Thierry Lefort par Gilles Trichard - Beau en couleur

Beau en couleur par Gilles Trichard, 2023

Qui est cette fille, Huile sur toile, 2023, 215 x 120 cm
Pénétrer dans l’atelier du peintre, en lisère de Paris, c’est un peu comme évoluer dans les coulisses de son imagination.
Magie du lieu.
Ame sensible ne pas s’abstenir.

A peine franchi le seuil de l’atelier, mon cerveau est euphorisé. Objets insolites, trouvailles de chineur, masque vénitien, bouddhas, collection de chapeaux bigarrée, gants de boxe rouges, sculptures, tubes de peinture en pagaille, flacons d’huile, toiles foisonnantes et ce crâne humain le long de la baie vitrée. « Pour mon cheminement, c’est important de bien connaître l’anatomie d’un être humain. Savez-vous qu’il y a un os au milieu qui s’appelle le sphénoïde ».

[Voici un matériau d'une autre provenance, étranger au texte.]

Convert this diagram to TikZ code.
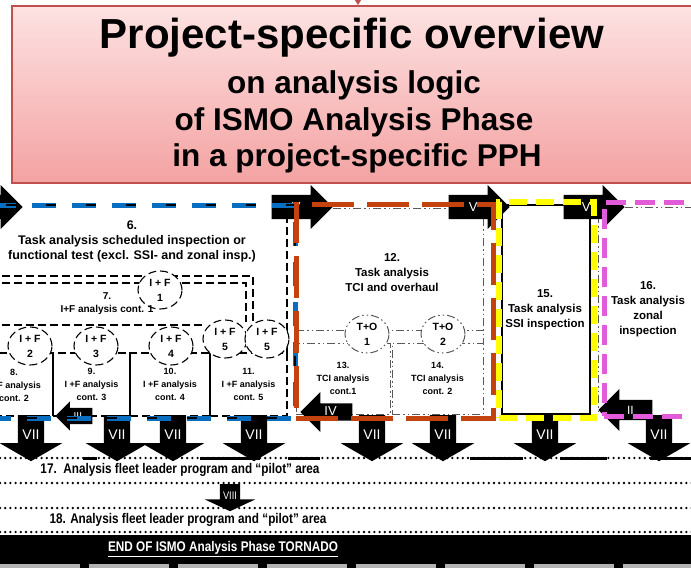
\documentclass[tikz,border=0pt]{standalone}
\usepackage{fontspec}
\setmainfont{Liberation Sans}
\newfontfamily\narrowsans{Liberation Sans}[FakeStretch=0.84]
\usepackage{tikz}
\usetikzlibrary{arrows.meta, positioning, shapes.geometric, shapes.arrows}

\definecolor{ismoblue}{HTML}{0A6EC0}
\definecolor{ismoorange}{HTML}{C4420D}
\definecolor{ismoyellow}{HTML}{FFFF00}
\definecolor{ismopink}{HTML}{E25BD8}
\definecolor{ismored}{HTML}{C0504D}
\definecolor{titletop}{HTML}{FDE2E2}
\definecolor{titlebot}{HTML}{F4A2A2}

\begin{document}
\begin{tikzpicture}[x=1pt, y=-1pt,
    titlebox/.style={draw=ismored, line width=1.8pt, top color=titletop, bottom color=titlebot},
    titletext/.style={font=\bfseries\fontsize{#1}{#1}\selectfont, inner sep=0pt},
    thindash/.style={draw=black, line width=1.1pt, dash pattern=on 8pt off 4pt},
    dashdotline/.style={draw=black!65, line width=1pt, dash pattern=on 8pt off 3pt on 1.5pt off 3pt on 1.5pt off 3pt},
    subbox/.style={thindash, minimum height=63pt, font=\bfseries\fontsize{9}{13}\selectfont, align=center},
    subdot/.style={dashdotline, minimum height=71pt, font=\bfseries\fontsize{9}{13}\selectfont, align=center},
    ifcircle/.style={ellipse, thindash, fill=white, minimum width=44pt, minimum height=38pt,
                     inner sep=0pt, font=\bfseries\fontsize{10.5}{15}\selectfont, align=center},
    tocircle/.style={ifcircle, dashdotline},
    boxtext/.style={font=\bfseries\fontsize{#1}{15}\selectfont, align=center, inner sep=0pt},
    blockarrow/.style={single arrow, fill=black, text=white, inner xsep=2pt, single arrow head indent=0pt},
    toparrow/.style={blockarrow, font=\fontsize{13}{13}\selectfont, text height=8pt, text depth=0pt,
                     inner ysep=8pt, single arrow head extend=10pt, minimum height=61pt, anchor=tip},
    downarrow/.style={blockarrow, shape border rotate=270, font=\fontsize{14}{14}\selectfont,
                      text width=20pt, align=center, inner sep=3pt, single arrow head extend=18pt,
                      single arrow tip angle=120, minimum height=46pt, anchor=tail},
    leftarrow/.style={blockarrow, shape border rotate=180, anchor=tip},
    bluebox/.style={draw=black, line width=1.6pt, dash pattern=on 10pt off 30pt, dash phase=13pt,
                    preaction={draw=ismoblue, line width=5pt, dash pattern=on 24pt off 16pt}},
    orangebox/.style={draw=ismoorange, line width=5pt, dash pattern=on 42pt off 13pt},
    yellowbox/.style={draw=ismoyellow, line width=6pt, dash pattern=on 18pt off 9pt},
    pinkbox/.style={draw=ismopink, line width=5pt, dash pattern=on 20pt off 9pt},
    dotrow/.style={draw=black, line width=2.6pt, dash pattern=on 0pt off 5.2pt, line cap=round},
    rowtext/.style={font=\narrowsans\bfseries\fontsize{14}{14}\selectfont, inner sep=0pt},
]
\useasboundingbox (0,0) rectangle (691,568);
\clip (0,0) rectangle (691,568);

% title
\node[titlebox, minimum width=690pt, minimum height=177pt] (title) at (357,94.5) {};
\coordinate (feed) at (358,-20);
\draw[ismored, line width=1.5pt, -{Triangle[length=6pt, width=7pt]}] (feed) -- (title.north -| feed);
\node[titletext=42] (t1) at (352,38) {Project-specific overview};
\node[titletext=31.5] (t2) at (354,85) {on analysis logic};
\node[titletext=31.5] (t3) at (354,122) {of ISMO Analysis Phase};
\node[titletext=31.5] (t4) at (357,158) {in a project-specific PPH};

% task 6 with I+F branches
\draw[thindash] (-10,276) -- (253,276) -- (253,322);
\draw[thindash] (-10,283) -- (246,283) -- (246,322);
\draw[thindash] (-10,325) -- (205,325);
\draw[thindash] (287,215) -- (287,353);
\node[subbox, minimum width=83pt] (box8) at (11.5,384.5) {};
\node[font=\bfseries\fontsize{9}{13}\selectfont, align=center, inner sep=0pt] (lab8) at (14,385) {8.\\I +F analysis\\cont. 2};
\node[subbox, minimum width=77pt] (box9) at (91.5,384.5) {9.\\I +F analysis\\cont. 3};
\node[subbox, minimum width=80pt] (box10) at (170,384.5) {10.\\I +F analysis\\cont. 4};
\node[subbox, minimum width=77pt] (box11) at (248.5,384.5) {11.\\I +F analysis\\cont. 5};
\node[ifcircle] (if1) at (160,290) {I + F\\1};
\node[ifcircle] (if2) at (30,346) {I + F\\2};
\node[ifcircle] (if3) at (96,346) {I + F\\3};
\node[ifcircle] (if4) at (171,346) {I + F\\4};
\node[ifcircle] (if5a) at (225,339) {I + F\\5};
\node[ifcircle] (if5b) at (267,339) {I + F\\5};
\node[boxtext=12.5] (lab6) at (132,241) {6.\\Task analysis scheduled inspection or\\functional test (excl. SSI- and zonal insp.)};
\node[boxtext=10, font=\bfseries\fontsize{10}{13}\selectfont] (lab7) at (107,304) {7.\\I+F analysis cont. 1};

% task 12 with T+O branches
\draw[dashdotline] (333,208) -- (483,208) -- (483,343);
\draw[dashdotline] (296,330) -- (485,330);
\node[subdot, minimum width=94pt] (box13) at (343,378.5) {13.\\TCI analysis\\cont.1};
\node[subdot, minimum width=91pt] (box14) at (437.5,378.5) {14.\\TCI analysis\\cont. 2};
\node[tocircle] (to1) at (367,334) {T+O\\1};
\node[tocircle] (to2) at (443,334) {T+O\\2};
\node[boxtext=11.5] (lab12) at (392,273) {12.\\Task analysis\\TCI and overhaul};

% tasks 15 and 16
\node[draw, line width=1.2pt, minimum width=88pt, minimum height=209pt] (box15in) at (546,309.5) {};
\node[boxtext=11.5] (lab15) at (545,310) {15.\\Task analysis\\SSI inspection};
\draw[dashdotline] (625,207) -- (700,207);
\draw[dashdotline] (598,215) -- (598,415);
\node[boxtext=11.5] (lab16) at (648,309) {16.\\Task analysis\\zonal\\inspection};

% bottom rows
\foreach \y in {458,483,508,532}
  \draw[dotrow] (0,\y) -- (700,\y);
\foreach \a/\b in {83/97, 200/260, 288/320, 470/523, 560/607, 650/700}
  \draw[line width=3pt] (\a,458) -- (\b,458);
\node[rowtext] (row17) at (180,470) {17.\ \ Analysis fleet leader program and “pilot” area};
\node[rowtext] (row18) at (188,520) {18. Analysis fleet leader program and “pilot” area};
\node[fill=black, minimum width=700pt, minimum height=33pt, inner sep=0pt, anchor=north west] (endbar) at (0,535) {};
\draw[gray!60, line width=4pt, dash pattern=on 80pt off 9pt] (0,566) -- (700,566);
\node[text=white, font=\narrowsans\bfseries\fontsize{14}{14}\selectfont, inner sep=0pt] (endtext) at (223,549)
  {\underline{END OF ISMO Analysis Phase TORNADO}};

% block arrows
\node[toparrow, minimum height=90pt] (arrL) at (23,207) {};
\node[toparrow] (arrV1) at (333,207) {V};
\node[toparrow] (arrV2) at (510,207) {V};
\node[toparrow] (arrVI) at (625,207) {VI};
\foreach \x [count=\i] in {31,117,173,254,372,443,545,659}
  \node[downarrow] (arrVII\i) at (\x,415) {VII};
\node[blockarrow, shape border rotate=270, font=\narrowsans\fontsize{11}{11}\selectfont, text width=14pt,
      align=center, inner sep=3pt, single arrow head extend=15pt, single arrow tip angle=130,
      minimum height=27pt, anchor=tail] (arrVIII) at (230,484) {VIII};
\node[leftarrow, font=\fontsize{10}{10}\selectfont, text height=6pt, text depth=0pt, inner ysep=5pt,
      single arrow head extend=6.5pt, minimum height=37pt] (arrIII) at (55,416) {III};
\node[leftarrow, font=\fontsize{13}{13}\selectfont, text height=7pt, text depth=0pt, inner ysep=5pt,
      single arrow head extend=11.5pt, minimum height=52pt] (arrIV) at (300,412) {IV};
\node[leftarrow, font=\fontsize{12}{12}\selectfont, text height=8pt, text depth=0pt, inner ysep=6pt,
      single arrow head extend=11pt, minimum height=54pt] (arrII) at (598,410) {II};

% coloured task frames
\node[bluebox, minimum width=335pt, minimum height=213pt] (box6) at (127.5,311.5) {};
\node[orangebox, minimum width=197pt, minimum height=214pt] (box12) at (394.5,311) {};
\node[yellowbox, minimum width=95pt, minimum height=216pt] (box15) at (546.5,310) {};
\node[pinkbox, minimum width=136pt, minimum height=214pt] (box16) at (672,309) {};
\end{tikzpicture}
\end{document}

Curieux de tout, insatiable, sur le qui-vive d’une découverte, l’artiste s’entoure de livres divers. Le sol en est jonché. Eugène Delacroix, Nicolas de Staël, recueils de poèmes… Il dévore, phosphore, s’abreuve d’idées qui deviendront des créations. Nourrir son inspiration. Un de ses livres favoris : Comment je vois le Monde  d’Albert Einstein. « Et ce monde, comment vous le voyez ? ».  « Ce qui me passionne c’est le rapport de l’espace et du temps ». « Mais encore ? » A quoi bon lui poser des questions. Pourquoi tout expliquer ? Dans ce décor insolite, je préfère me laisser envahir par l’émotion d’un récit. Il semble prendre les choses de la vie comme elles viennent. L’aventure au coin de la rue. Une vie romanesque faite de hasards qui font bien les choses. « Vous voulez peindre quoi ? » lui demande un jour le responsable  de l’Académie des beaux-arts de Saint-Pétersbourg. Il me fallait trouver une place dehors au gré de déplacements. « Sur un fiacre, escorté par une belle guide, je traversais la campagne russe et, selon l’inspiration d’un lieu, je faisais stopper les chevaux et je sortais mon chevalet ».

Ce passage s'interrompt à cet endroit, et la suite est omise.